■ INSTRUCTIONS TO FOLLOW:
From the records below, copy out exactly the lines from the one containing "Recreate this image" to the one containing "import plotly.graph_objects as go", both included. Add nothing else.

[Source records]
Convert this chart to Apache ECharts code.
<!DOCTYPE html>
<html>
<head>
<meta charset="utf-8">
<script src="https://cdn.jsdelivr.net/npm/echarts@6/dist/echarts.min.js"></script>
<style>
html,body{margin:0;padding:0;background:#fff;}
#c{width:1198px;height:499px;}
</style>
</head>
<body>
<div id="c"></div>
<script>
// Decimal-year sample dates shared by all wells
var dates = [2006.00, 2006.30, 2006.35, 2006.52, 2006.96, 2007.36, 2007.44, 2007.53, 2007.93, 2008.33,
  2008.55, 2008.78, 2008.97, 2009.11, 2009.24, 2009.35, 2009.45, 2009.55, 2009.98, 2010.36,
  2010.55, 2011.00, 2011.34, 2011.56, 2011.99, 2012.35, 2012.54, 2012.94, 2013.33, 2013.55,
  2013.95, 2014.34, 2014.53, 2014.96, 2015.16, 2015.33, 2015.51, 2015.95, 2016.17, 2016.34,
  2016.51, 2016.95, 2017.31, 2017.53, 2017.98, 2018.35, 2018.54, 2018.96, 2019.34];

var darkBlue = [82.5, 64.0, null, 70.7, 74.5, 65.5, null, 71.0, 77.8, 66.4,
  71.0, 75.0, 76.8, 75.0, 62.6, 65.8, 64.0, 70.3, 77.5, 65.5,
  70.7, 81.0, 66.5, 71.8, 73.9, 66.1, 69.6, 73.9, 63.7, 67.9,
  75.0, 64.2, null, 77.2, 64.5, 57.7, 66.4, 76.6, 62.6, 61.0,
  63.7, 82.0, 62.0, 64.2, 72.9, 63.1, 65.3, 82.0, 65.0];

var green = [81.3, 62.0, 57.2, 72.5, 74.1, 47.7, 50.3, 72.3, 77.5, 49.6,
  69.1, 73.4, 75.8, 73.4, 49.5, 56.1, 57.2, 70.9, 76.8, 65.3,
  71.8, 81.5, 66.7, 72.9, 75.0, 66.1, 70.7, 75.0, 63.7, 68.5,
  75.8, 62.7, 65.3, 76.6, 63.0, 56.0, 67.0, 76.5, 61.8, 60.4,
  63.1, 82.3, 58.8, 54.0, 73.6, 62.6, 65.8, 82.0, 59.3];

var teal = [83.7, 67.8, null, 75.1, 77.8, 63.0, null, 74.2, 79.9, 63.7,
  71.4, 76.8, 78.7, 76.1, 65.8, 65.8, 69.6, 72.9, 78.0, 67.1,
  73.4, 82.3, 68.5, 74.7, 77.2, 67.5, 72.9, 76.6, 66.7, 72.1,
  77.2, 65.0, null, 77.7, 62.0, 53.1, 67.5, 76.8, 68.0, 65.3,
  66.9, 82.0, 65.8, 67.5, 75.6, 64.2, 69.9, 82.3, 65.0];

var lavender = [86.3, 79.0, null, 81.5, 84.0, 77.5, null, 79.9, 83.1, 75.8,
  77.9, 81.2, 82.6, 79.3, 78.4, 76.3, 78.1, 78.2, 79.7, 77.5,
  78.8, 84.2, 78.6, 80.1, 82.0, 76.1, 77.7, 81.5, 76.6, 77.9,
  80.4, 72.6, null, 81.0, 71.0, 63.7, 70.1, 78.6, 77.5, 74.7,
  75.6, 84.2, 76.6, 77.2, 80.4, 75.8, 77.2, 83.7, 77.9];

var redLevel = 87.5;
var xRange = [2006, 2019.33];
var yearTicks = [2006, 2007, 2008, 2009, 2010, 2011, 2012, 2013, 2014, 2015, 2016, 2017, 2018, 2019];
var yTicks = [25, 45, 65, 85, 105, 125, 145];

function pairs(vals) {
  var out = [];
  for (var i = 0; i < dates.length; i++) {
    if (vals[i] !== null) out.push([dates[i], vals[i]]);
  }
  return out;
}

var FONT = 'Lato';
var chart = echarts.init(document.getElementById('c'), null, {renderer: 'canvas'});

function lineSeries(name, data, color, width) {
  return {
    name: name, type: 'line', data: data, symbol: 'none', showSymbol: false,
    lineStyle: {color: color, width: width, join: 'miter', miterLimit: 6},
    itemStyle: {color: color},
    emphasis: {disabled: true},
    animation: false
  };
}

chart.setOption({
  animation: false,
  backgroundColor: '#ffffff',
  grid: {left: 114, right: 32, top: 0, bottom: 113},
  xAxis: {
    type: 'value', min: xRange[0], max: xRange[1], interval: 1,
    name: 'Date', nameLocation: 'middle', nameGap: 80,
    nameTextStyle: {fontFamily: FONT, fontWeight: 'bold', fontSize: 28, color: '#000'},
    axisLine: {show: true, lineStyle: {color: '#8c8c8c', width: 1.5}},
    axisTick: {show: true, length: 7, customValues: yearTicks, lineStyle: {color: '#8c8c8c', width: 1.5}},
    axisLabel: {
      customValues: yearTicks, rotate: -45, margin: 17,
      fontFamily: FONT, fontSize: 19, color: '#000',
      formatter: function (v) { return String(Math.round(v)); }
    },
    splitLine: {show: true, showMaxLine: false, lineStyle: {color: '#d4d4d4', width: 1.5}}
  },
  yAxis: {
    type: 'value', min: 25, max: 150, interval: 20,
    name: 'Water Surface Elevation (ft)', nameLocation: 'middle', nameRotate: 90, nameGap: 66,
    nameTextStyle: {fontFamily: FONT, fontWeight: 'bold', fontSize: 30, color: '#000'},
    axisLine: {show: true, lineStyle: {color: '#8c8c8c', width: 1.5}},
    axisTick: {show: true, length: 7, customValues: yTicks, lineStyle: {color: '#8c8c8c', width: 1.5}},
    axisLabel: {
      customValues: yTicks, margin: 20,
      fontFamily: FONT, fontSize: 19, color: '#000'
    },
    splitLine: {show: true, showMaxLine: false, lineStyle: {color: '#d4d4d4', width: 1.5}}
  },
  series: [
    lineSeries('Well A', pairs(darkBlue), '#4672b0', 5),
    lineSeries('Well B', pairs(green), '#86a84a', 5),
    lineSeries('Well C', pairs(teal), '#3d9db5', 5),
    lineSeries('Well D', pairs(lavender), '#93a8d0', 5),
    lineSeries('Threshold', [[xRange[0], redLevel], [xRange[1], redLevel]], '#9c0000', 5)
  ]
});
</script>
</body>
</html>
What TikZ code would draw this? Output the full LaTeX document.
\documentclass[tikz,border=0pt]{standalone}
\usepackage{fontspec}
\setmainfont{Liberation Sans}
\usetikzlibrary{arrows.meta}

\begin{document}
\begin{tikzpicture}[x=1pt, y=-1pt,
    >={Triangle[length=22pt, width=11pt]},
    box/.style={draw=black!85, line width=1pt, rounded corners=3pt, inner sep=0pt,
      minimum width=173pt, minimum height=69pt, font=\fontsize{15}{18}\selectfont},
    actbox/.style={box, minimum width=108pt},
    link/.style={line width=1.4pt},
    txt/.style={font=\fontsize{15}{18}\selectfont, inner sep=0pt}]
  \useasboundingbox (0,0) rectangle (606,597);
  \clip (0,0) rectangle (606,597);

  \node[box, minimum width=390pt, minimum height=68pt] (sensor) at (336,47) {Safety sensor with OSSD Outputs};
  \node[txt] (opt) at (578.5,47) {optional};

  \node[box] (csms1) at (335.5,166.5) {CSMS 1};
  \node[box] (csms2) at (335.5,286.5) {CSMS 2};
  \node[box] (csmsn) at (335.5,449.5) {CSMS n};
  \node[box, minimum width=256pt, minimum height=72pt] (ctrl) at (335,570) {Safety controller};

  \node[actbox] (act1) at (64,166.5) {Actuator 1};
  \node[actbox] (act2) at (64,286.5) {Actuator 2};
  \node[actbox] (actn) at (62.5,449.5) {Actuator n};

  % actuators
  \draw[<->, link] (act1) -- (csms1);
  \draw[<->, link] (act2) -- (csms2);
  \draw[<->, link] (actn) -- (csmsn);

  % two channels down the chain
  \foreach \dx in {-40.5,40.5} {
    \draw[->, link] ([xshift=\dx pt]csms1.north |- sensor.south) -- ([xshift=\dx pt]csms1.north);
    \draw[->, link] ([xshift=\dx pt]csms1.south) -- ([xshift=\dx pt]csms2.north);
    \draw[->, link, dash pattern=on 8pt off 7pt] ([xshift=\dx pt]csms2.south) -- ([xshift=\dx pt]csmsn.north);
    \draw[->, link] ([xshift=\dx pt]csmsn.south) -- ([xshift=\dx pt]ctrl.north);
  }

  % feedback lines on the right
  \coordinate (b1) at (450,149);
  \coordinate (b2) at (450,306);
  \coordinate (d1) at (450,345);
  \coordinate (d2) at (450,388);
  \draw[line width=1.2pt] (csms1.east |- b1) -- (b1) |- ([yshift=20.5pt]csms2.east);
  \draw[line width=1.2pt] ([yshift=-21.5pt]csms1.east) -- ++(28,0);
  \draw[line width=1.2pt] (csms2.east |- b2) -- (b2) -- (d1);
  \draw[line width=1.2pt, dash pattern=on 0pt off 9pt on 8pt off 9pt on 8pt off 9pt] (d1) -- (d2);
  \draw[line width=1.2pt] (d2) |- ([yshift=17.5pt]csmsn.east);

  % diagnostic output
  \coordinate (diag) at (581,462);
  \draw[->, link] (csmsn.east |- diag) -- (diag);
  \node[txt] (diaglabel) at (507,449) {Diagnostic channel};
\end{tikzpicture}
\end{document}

--

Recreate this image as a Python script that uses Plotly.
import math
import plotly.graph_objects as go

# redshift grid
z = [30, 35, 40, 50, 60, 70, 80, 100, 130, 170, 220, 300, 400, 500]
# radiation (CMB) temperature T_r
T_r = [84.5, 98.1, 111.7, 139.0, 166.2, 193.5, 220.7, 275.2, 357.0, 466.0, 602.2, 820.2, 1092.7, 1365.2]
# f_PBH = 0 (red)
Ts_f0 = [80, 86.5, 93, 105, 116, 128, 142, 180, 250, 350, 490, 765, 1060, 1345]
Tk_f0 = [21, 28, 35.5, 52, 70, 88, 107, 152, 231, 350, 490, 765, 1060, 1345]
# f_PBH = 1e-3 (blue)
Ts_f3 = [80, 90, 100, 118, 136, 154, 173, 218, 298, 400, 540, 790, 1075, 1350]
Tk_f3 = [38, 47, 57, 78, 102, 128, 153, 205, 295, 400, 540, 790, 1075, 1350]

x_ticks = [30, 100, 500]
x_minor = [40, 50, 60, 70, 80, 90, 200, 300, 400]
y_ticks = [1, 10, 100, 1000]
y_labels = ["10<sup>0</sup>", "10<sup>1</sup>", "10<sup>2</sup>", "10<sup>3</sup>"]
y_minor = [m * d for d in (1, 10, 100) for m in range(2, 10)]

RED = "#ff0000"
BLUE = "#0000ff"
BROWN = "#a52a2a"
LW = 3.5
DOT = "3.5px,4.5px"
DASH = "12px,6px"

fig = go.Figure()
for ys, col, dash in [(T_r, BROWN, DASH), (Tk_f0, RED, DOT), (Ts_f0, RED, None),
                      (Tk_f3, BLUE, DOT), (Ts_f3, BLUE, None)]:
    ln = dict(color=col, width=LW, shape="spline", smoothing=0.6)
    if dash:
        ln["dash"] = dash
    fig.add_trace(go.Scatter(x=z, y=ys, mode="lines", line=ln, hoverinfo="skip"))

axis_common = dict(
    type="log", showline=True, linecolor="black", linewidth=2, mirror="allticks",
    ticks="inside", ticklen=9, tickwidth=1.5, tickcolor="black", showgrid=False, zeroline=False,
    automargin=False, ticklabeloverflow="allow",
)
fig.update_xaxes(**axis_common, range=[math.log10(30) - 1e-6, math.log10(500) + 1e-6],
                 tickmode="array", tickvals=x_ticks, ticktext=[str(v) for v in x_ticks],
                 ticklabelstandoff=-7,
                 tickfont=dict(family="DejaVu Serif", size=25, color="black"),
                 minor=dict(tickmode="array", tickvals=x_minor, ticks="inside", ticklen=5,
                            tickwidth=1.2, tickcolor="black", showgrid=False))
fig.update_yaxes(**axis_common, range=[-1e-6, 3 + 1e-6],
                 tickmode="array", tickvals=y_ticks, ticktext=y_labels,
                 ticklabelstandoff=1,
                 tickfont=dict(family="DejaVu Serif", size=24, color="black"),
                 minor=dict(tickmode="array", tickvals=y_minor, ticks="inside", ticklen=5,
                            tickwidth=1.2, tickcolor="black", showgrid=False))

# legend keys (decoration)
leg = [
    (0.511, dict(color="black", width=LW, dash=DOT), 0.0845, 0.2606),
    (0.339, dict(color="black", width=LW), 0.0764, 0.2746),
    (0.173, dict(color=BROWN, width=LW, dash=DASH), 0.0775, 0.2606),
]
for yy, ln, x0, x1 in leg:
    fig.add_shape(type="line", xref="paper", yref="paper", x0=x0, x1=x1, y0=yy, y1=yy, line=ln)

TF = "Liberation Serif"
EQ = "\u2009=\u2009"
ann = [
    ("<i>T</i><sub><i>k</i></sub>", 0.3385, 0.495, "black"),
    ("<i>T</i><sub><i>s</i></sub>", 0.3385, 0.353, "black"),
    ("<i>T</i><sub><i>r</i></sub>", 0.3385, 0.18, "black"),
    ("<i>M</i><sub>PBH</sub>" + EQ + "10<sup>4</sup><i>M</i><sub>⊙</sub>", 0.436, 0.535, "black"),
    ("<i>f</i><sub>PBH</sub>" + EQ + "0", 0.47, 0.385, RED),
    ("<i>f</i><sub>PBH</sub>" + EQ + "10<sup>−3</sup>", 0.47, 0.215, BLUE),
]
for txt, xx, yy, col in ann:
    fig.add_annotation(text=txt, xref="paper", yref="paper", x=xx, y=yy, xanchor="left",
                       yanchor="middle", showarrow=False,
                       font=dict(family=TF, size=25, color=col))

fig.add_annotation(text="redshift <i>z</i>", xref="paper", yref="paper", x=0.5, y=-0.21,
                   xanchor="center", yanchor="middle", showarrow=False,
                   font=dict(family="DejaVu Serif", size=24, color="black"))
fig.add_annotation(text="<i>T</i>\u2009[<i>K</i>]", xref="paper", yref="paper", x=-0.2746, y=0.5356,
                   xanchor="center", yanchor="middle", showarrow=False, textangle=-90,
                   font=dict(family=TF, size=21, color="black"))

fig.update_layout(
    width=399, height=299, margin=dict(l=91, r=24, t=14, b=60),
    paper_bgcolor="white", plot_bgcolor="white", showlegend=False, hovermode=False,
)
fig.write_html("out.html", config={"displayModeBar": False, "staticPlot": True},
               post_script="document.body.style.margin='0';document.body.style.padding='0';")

■ RESPONSE TO THIS TASK:
Recreate this image as a Python script that uses Plotly.
import math
import plotly.graph_objects as go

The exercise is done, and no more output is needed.